Mientras escribía, los comentarios iban y venían en secreto entre los tres personajes. Entregué el cheque. Ni media palabra más luego de eso. Ahora le tocaba a la próxima “víctima” de la cola, quien ya venía dispuesta a no permitir que le hicieran perder más tiempo.
Y pensar que el desayuno estaba exquisito. Y a todas estas sigo preguntándome: ¿Y que culpa tiene el cliente?

miércoles, 28 de julio de 2010

La primera impresión

Al entrar a un establecimiento, esperamos ciertas condiciones mínimas de cortesía, aspecto y, por supuesto, calidad de los productos a consumir

La cortesía debería ser una virtud habitual en los empleados, y en general, de cualquier ciudadano con el que nos topamos en la calle. Sin embargo, muchas veces, ni los empleados, ni el propio dueño parecieran conocer en lo más mínimo lo que significa una cara sonriente y una palabra atenta. Cuando al mal humor se le suma el mal aspecto de los uniformes, el consumidor no necesita ser muy exigente como para rechazar lo que observa en el ambiente del establecimiento a primera vista.
Una experiencia nada grata me hace comenzar esta nueva sección con el animo, desde el punto de vista de un consumidor más, de ayudar a los lectores, quienes con su esfuerzo de años han levantado sus negocios y quizás no se han detenido a pensar en lo mucho que algunos “pequeños” detalles pueden desmejorar la imagen de su establecimiento, y hasta alejar a un posible leal consumidor.
El caso es que un buen día entro a una panadería y tropiezo con una señora quien, haragán en mano, susurra a regaña dientes: “Cuidaaooo”, lo que traduzco como una forma de pedir permiso, pero inmediatamente se abalanza sobre mis pies sin dar tregua. El coleto irrumpe en mi camino de manera violenta y me hace tambalear. A manera de reflejo, miro hacia el piso y me consigo con los pies de la señora avanzando con sus sandalias que necesitan más jabón que el propio piso. Viene hacia mí en una especie de danza de fregado que para nada tiene que ver con limpieza.
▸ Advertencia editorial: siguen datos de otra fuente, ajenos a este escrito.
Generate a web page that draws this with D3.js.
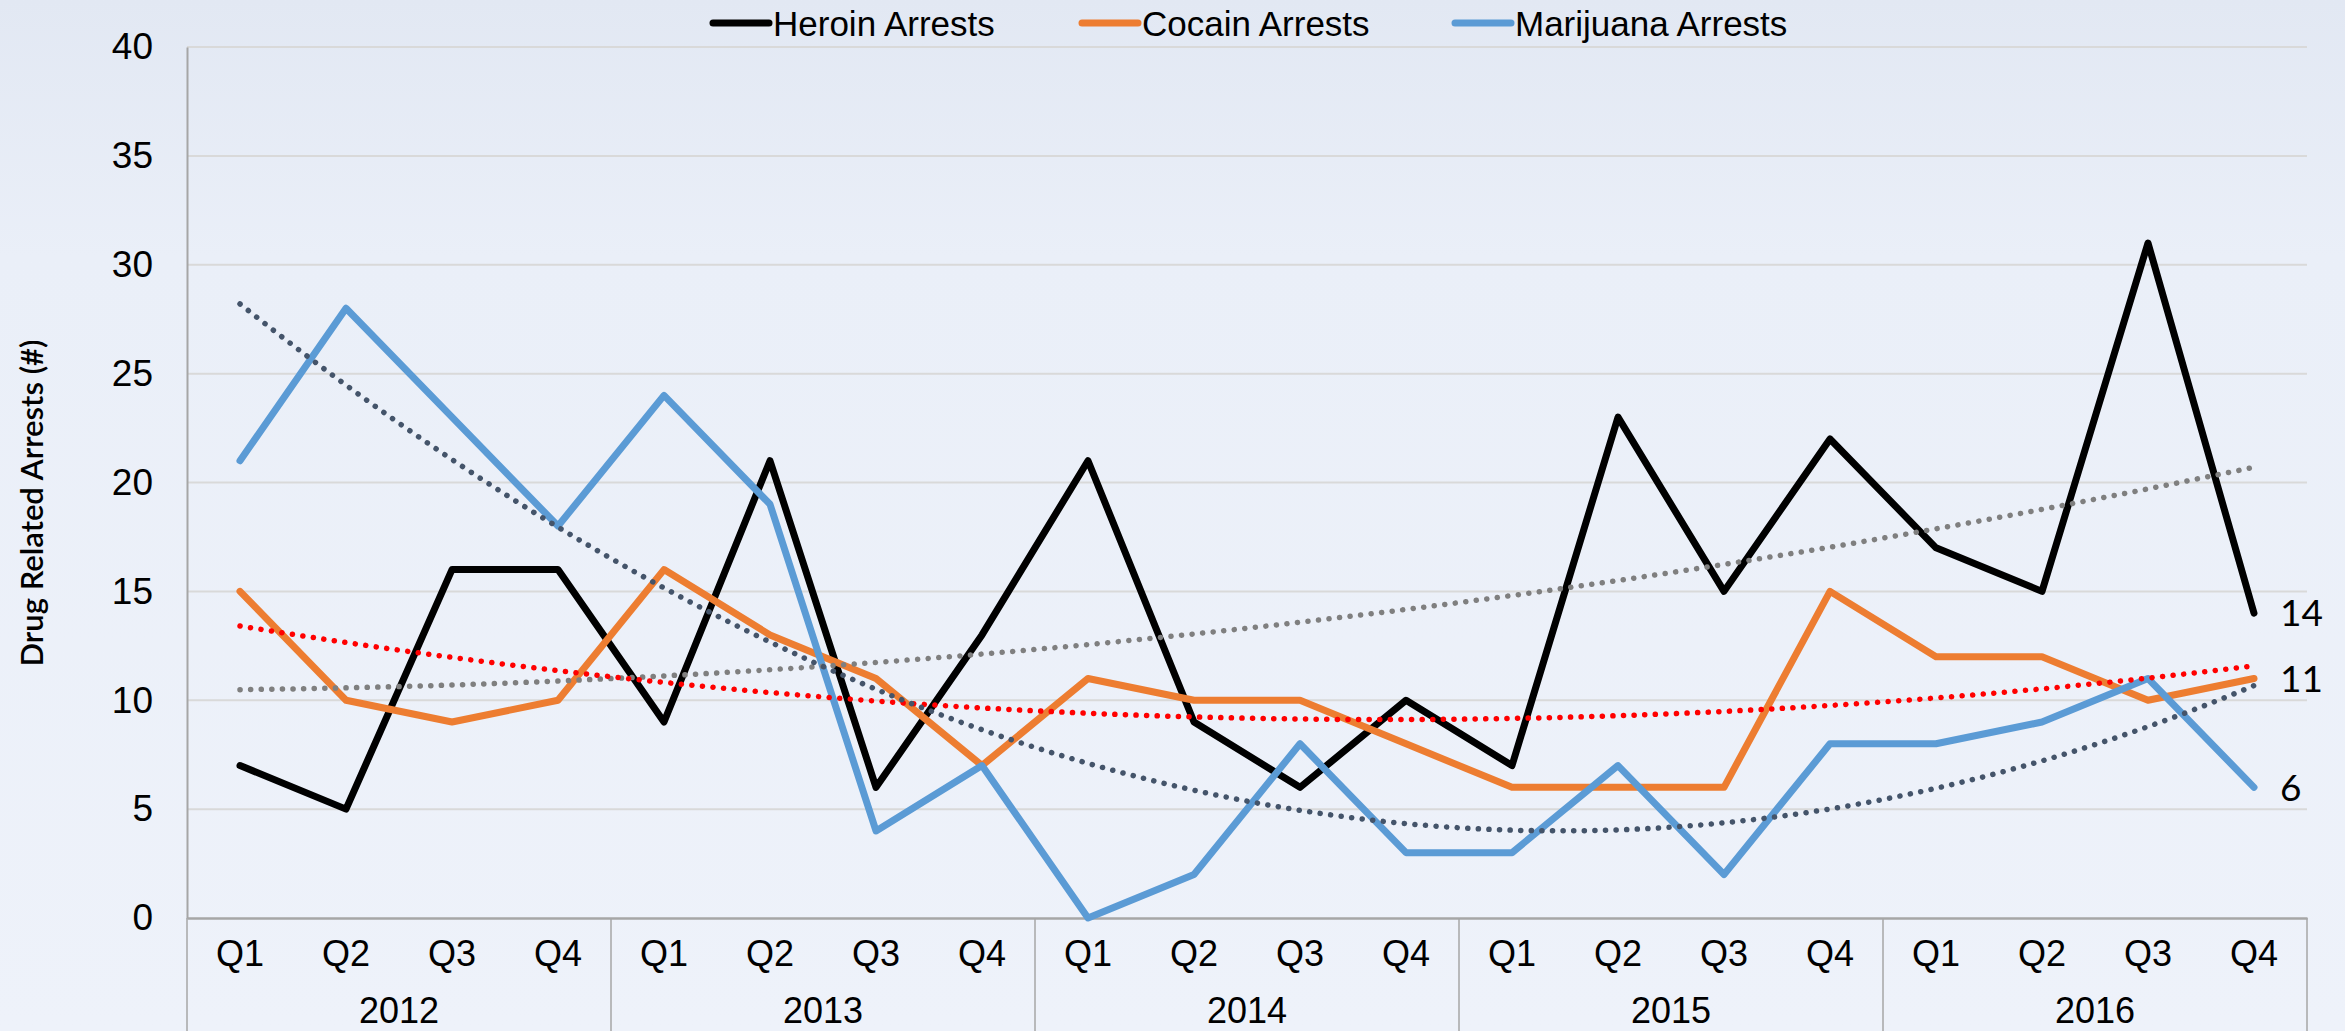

Sus pies, esos despojos de sandalias, el haragán, el rastro de agua sucia que se expande por el piso, el mal olor del coleto, todo parece conspirar contra la verdadera función de personal de limpieza que intenta ejercer el personaje en cuestión.
Instintivamente, subo la mirada y veo su uniforme, rasgado y sucio, su expresión corporal amargada, y vuelvo a escuchar: “Cuidaaooo”, al tiempo que trato de evitar otra vez la caída. Quiero mirar su rostro pero no consigo su mirada. Sus ojos están clavados en el piso. En su cabeza, una suerte de gorra no atina a sostener su cabello despeinado y sobresaliente, pero combina, eso si, con el resto del uniforme, no precisamente por el color, sino por su mal estado y falta de limpieza.
Por fin sorteo el primer obstáculo y con el estómago un tanto desencantado, me dirijo a la barra. Intento no pensar en la escena y me dispongo a pedir un pastelito y un café. La primera respuesta se hace esperar y me veo forzada a interrumpir la “entretenida charla” de los empleados, quienes me miran de reojo de manera acusadora y continúan hablando hasta terminar el cuento.
Mis buenos días flotan inútiles en el aire y mi café por fin llega frío y sabe a quemado, el pastelito no es de queso, sino de jamón. Hago la observación y pareciera que me atribuyen no tener buena memoria porque, según los empleados, “lo pedí de jamón”. Cuento hasta diez y me lleno de paciencia. Les explico que nunca lo pido de jamón porque no como ningún tipo de carne. Nuevamente soy objeto de una mirada acusadora que viene de alguien que me arrebata el pastelito y me entrega de mala gana uno de queso sin pedir disculpas.
Mi paciencia se ve colmada, pido, por favor, hablar con el dueño. Mi sorpresa se hace cada vez mayor: el arrebatador de pastelitos es el dueño. Acto seguido le digo: “Disculpe, creo que no voy a querer el pastelito ni el café”, y me dispongo a abandonar el lugar. Las voces me siguen hasta la calle. Sólo alcanzo a escuchar: “Vieja loca, abusadora…“.
Que distinta resultó la experiencia unas cuantas calles más allá donde encontré un local reluciente de limpio, con olor a pan recién horneado que invitaba a degustarlo, los buenos días, la sonrisa, el agradable aspecto del personal… Y claro, el delicioso y fresco pastelito de queso y el cremoso y humeante café. Pagué mi cuenta satisfecha y decidí que volvería muy pronto.